The “why” is what he feels is missing from much running media. He is happy to be featured in a new film that explores that concept—3,100: Run and Become. From Navajo to monks to San Bushmen hunters in Africa, the film explores the ways indigenous runners across the world integrate the miles they run into their culture and identity.

Martin sees in the film, “The diversity of runners worldwide and all the magnificent cultural beliefs in running. […] We all have those same feelings, the same connections to the natural things in the world and those spiritual things that we all feel when we’re running. Even if we’re not consciously seeking that, we find it in one way, shape or form.”

He feels that anyone watching the film could find a connection to the people featured, regardless of their own cultural background.

The film’s producers have made a special excerpt of 3100: Run and Become, exclusive for the Trail Runner audience. Watch it here. The film opens this weekend in the Pacific Northwest. For more information on the film and screenings, visit www.3100film.com.

Running—the First Technology

Martin is featured in the film talking about the Navajo and other Southwestern tribes’ running cultures. Before horses were introduced by European settlers, a relay of flexing tendons and quick feet would carry things hundreds of miles across land, including the sprawling Southwest. The entire U.S., including the Southwest was overlaid with a spiderwebbing network of messengers—native runners from different tribes who would run through what is now Texas, Arizona, New Mexico and Mexico, carrying messages and trade. Runners stationed 24-7 at messaging routes needed not only to be ready run 20 or 30 miles at a moment’s notice, but to recognize and converse in other languages, like Apache, Hopi or Ute.

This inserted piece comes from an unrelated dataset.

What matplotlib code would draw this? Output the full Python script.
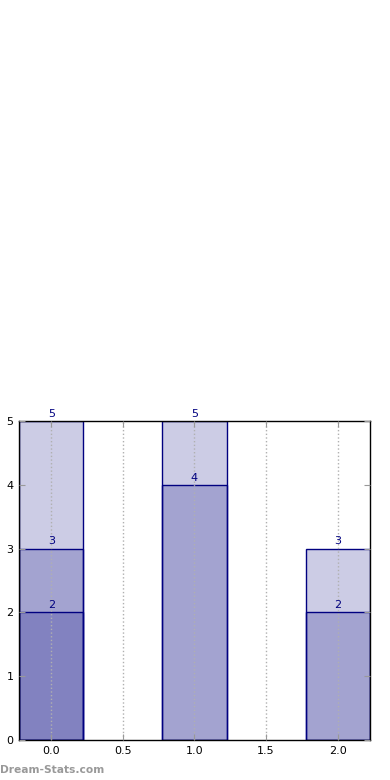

Today, you can see evidence of this in Navajo art. “We incorporate a lot of shell,” Martin says. “That’s just archeological evidence that there were trading routes all the way to the Gulf Coast and the Pacific Coast.” A quick check on Google Maps reveals that the quickest route from Martin’s home in Chinle to any sort of coast is over 500 miles long.

Running was woven into other parts of Navajo life as well: hunting, coming of age, greeting a new day. Navajo were persistence hunters, who ran down deer until the deer were so exhausted they would simply lie down before them, a tradition that remained until 20 or 30 years ago.

Women Warriors

When Navajo girls and boys come of age, their “puberty ceremonies” integrate running as well. The boys’ lasts a day and a night, and they come out running, as a man.

Navajo is a matriarchal culture and the girl’s ceremony is longer and more trying—four days. The girl runs twice each day, once at the beginning and once at the end. “Each run must become successively longer and longer and longer,” Martin explains. “What that represents is her life way, her life path. We want her to live a long healthy life, and to do that she has to show the deities and the holy people, the creator, that she’s willing to put that effort forward to go further with every run, with every step.”

Every Navajo, old or young, male or female, would rise with the sun and run. “The distance doesn’t matter,” says Martin. “The time, the route … All that matters is we face east while we’re running. Somebody who might not be in very good shape may just go out and walk.” This is why, traditionally, Navajo homes, called Hogans, were built facing east so the family could rise and run toward the sun.

The “Why”

Martin’s “why” comes in three parts. He runs to celebrate life, to pray and to learn. “We believe everything is a person, everything is a being—meaning humans, but also the plant people, the animal people, water people, wind people, mountain people … right down to the smallest insect and the dirt you walk on. […] When we’re out running, the spiritual connection, the prayer side of that running, is connecting to those beings and speaking to them with our feet and our breath,” he says. “We view [running] as a mentor, as a teacher. Running itself is a person that can teach us to overcome obstacles in life and become better humans.”

Once he gets a few miles into the canyon, Martin says he clears his throat and lets out a loud whoop, to let the holy people know he is up and alive and greeting the day with red dust on his feet.